No sé si los sucesos protagonizados por los independentistas catalanes deben tipificarse o no como rebelión, subversión o algún otro delito de lesa patria. Los tribunales extranjeros que tuvieron que decidir sobre la extradición del expresident Puigdemont consideran que no hubo rebelión ante la supuesta ausencia de violencia física por parte de los rebeldes, algo con lo que no están de acuerdo los nuestros. Doctores tiene la Iglesia, pero si de algo puede acusarse con certeza a los líderes independentistas y sus secuaces es de haber acabado con un bien tan precioso como es la convivencia entre sus conciudadanos.

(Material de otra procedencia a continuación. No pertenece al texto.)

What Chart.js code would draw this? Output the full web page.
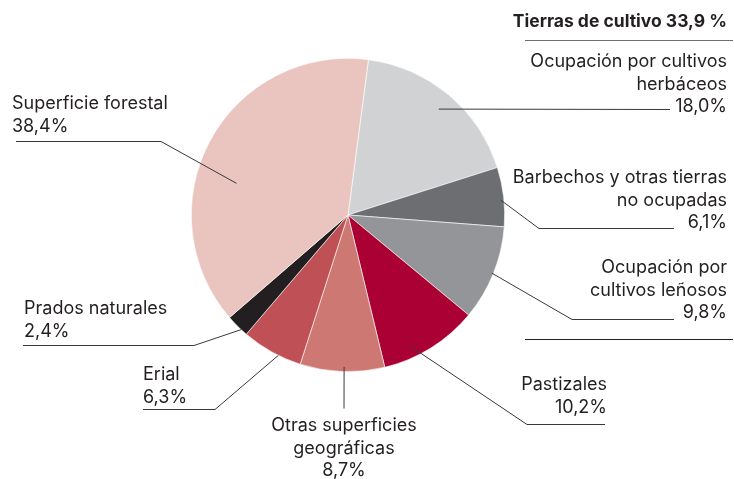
<!DOCTYPE html>
<html lang="es">
<head>
  <meta charset="UTF-8" />
  <title>Superficie por usos</title>
  <script src="https://cdn.jsdelivr.net/npm/chart.js"></script>
  <style>
    body { margin: 0; background: #fff; }
  </style>
</head>
<body>
  <canvas id="usosChart" width="734" height="479"></canvas>

  <script>
    // datos (porcentajes), en sentido horario desde arriba
    const categorias = [
      'Ocupación por cultivos herbáceos',
      'Barbechos y otras tierras no ocupadas',
      'Ocupación por cultivos leñosos',
      'Pastizales',
      'Otras superficies geográficas',
      'Erial',
      'Prados naturales',
      'Superficie forestal'
    ];
    const valores = [18.0, 6.1, 9.8, 10.2, 8.7, 6.3, 2.4, 38.4];
    const colores = ['#d1d2d4', '#6d6e71', '#939598', '#ab0033', '#cd7873', '#bf5055', '#231f20', '#eac5c0'];
    const tituloGrupo = 'Tierras de cultivo 33,9 %';

    const fmt = v => v.toFixed(1).replace('.', ',') + '%';

    // etiquetas: lineas de texto, alineacion, posicion y recorrido de la linea guia
    // at = [fraccion del angulo del sector, fraccion del radio]
    const etiquetas = [
      { lines: ['Ocupación por cultivos', 'herbáceos'], align: 'right', x: 727, y: 62, at: [0.51, 0.89], path: [[670, 109]] },
      { lines: ['Barbechos y otras tierras', 'no ocupadas'], align: 'right', x: 727, y: 178, at: [0.55, 0.98], path: [[539, 228], [674, 228]] },
      { lines: ['Ocupación por', 'cultivos leñosos'], align: 'right', x: 727, y: 268, at: [0.50, 0.99], path: [[572, 319], [674, 319]] },
      { lines: ['Pastizales'], align: 'right', x: 607, y: 385, at: [0.685, 0.92], path: [[527, 424], [605, 424]] },
      { lines: ['Otras superficies', 'geográficas'], align: 'center', x: 344, y: 426, at: [0.48, 0.97], path: [[344, 408]] },
      { lines: ['Erial'], align: 'left', x: 143, y: 375, at: [0.38, 1.0], path: [[215, 409], [143, 409]] },
      { lines: ['Prados naturales'], align: 'left', x: 24, y: 309, at: [0.29, 1.0], path: [[194, 345], [23, 345]] },
      { lines: ['Superficie forestal'], align: 'left', x: 12, y: 104, at: [0.41, 0.74], path: [[161, 141], [16, 141]] }
    ];

    const textColor = '#231f20';
    const fuente = '18px Inter, "Liberation Sans", sans-serif';

    const etiquetasPlugin = {
      id: 'etiquetas',
      afterDraw(chart) {
        const ctx = chart.ctx;
        const arcs = chart.getDatasetMeta(0).data;
        ctx.save();

        // lineas guia
        ctx.strokeStyle = '#3b3838';
        ctx.lineWidth = 1;
        etiquetas.forEach((et, i) => {
          const a = arcs[i];
          const ang = a.startAngle + (a.endAngle - a.startAngle) * et.at[0];
          const r = a.outerRadius * et.at[1];
          ctx.beginPath();
          ctx.moveTo(a.x + Math.cos(ang) * r, a.y + Math.sin(ang) * r);
          et.path.forEach(p => ctx.lineTo(p[0], p[1] + 0.5));
          ctx.stroke();
        });

        // lineas del grupo "Tierras de cultivo"
        ctx.strokeStyle = '#6d6e71';
        ctx.beginPath(); ctx.moveTo(525, 40.5); ctx.lineTo(733, 40.5); ctx.stroke();
        ctx.strokeStyle = '#231f20';
        ctx.beginPath(); ctx.moveTo(525, 339.5); ctx.lineTo(733, 339.5); ctx.stroke();

        // textos
        ctx.fillStyle = textColor;
        ctx.textBaseline = 'middle';
        ctx.font = 'bold 17.5px Inter, "Liberation Sans", sans-serif';
        ctx.textAlign = 'right';
        ctx.fillText(tituloGrupo, 727, 22);

        ctx.font = fuente;
        etiquetas.forEach((et, i) => {
          ctx.textAlign = et.align;
          const lineas = et.lines.concat([fmt(valores[i])]);
          lineas.forEach((t, k) => ctx.fillText(t, et.x, et.y + k * 22.5));
        });
        ctx.restore();
      }
    };

    new Chart(document.getElementById('usosChart'), {
      type: 'pie',
      data: {
        labels: categorias,
        datasets: [{
          data: valores,
          backgroundColor: colores,
          borderColor: '#ffffff',
          borderWidth: 0.6
        }]
      },
      options: {
        responsive: false,
        animation: false,
        rotation: 7.5,
        layout: { padding: { left: 191, right: 229, top: 58, bottom: 107 } },
        plugins: {
          legend: { display: false },
          tooltip: { enabled: false }
        }
      },
      plugins: [etiquetasPlugin]
    });
  </script>
</body>
</html>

Desde que se produjo lo que algunos llaman golpe de Estado independentista, e incluso antes, la sociedad catalana está dividida. Lo vemos con los lazos amarillos que unos colocan y otros quitan, con las disputas callejeras, con el distanciamiento entre parientes y amigos, con el carácter furibundo de muchas discusiones. Podremos debatir hasta la extenuación sobre quién es el responsable: unos dirán que fue la obstinación del Gobierno de Rajoy, que optó por judicializar el conflicto en lugar de intentar resolverlo políticamente. Otros lo atribuirán a la irracional cerrazón de los independentistas, que optaron por una fuga hacia adelante sin tener en cuenta a la mitad de su pueblo que no pensaba como ellos. Unos y otros tendrán su parte de razón, pero nada de ello ayuda a resolver un problema que está enquistado.

La derecha, tanto el rígido PP como el voluble en tantos temas Ciudadanos, ha encontrado un filón en la crisis catalana para desgastar al Gobierno de Pedro Sánchez. Y los independentistas catalanes seguirán instalados en su absurdo victimismo, acusando a Madrid de no respetar el voto democrático de aquel pueblo y haber recurrido a la violencia policial para silenciarlo.

La larga estancia en prisión preventiva de los líderes catalanes que, a diferencia de Puigdemont y otros, no tuvieron la astucia -muchos dirán "la cobardía"- de huir al extranjero, no ayuda a resolver el problema por cuanto alimenta la demagogia independentista, sobre todo de cara al exterior. Y los medios, algunos medios, en lugar de atemperar los ánimos, sólo buscan irresponsablemente atizar el conflicto.

El Gobierno socialista se ve así con apenas margen de maniobra, atenazado como está por las críticas constantes de PP y Cs, que no le perdona la forma en que llegó al poder, y por una opinión pública cada vez más harta de la sinrazón del fugado Puigdemont y de los suyos.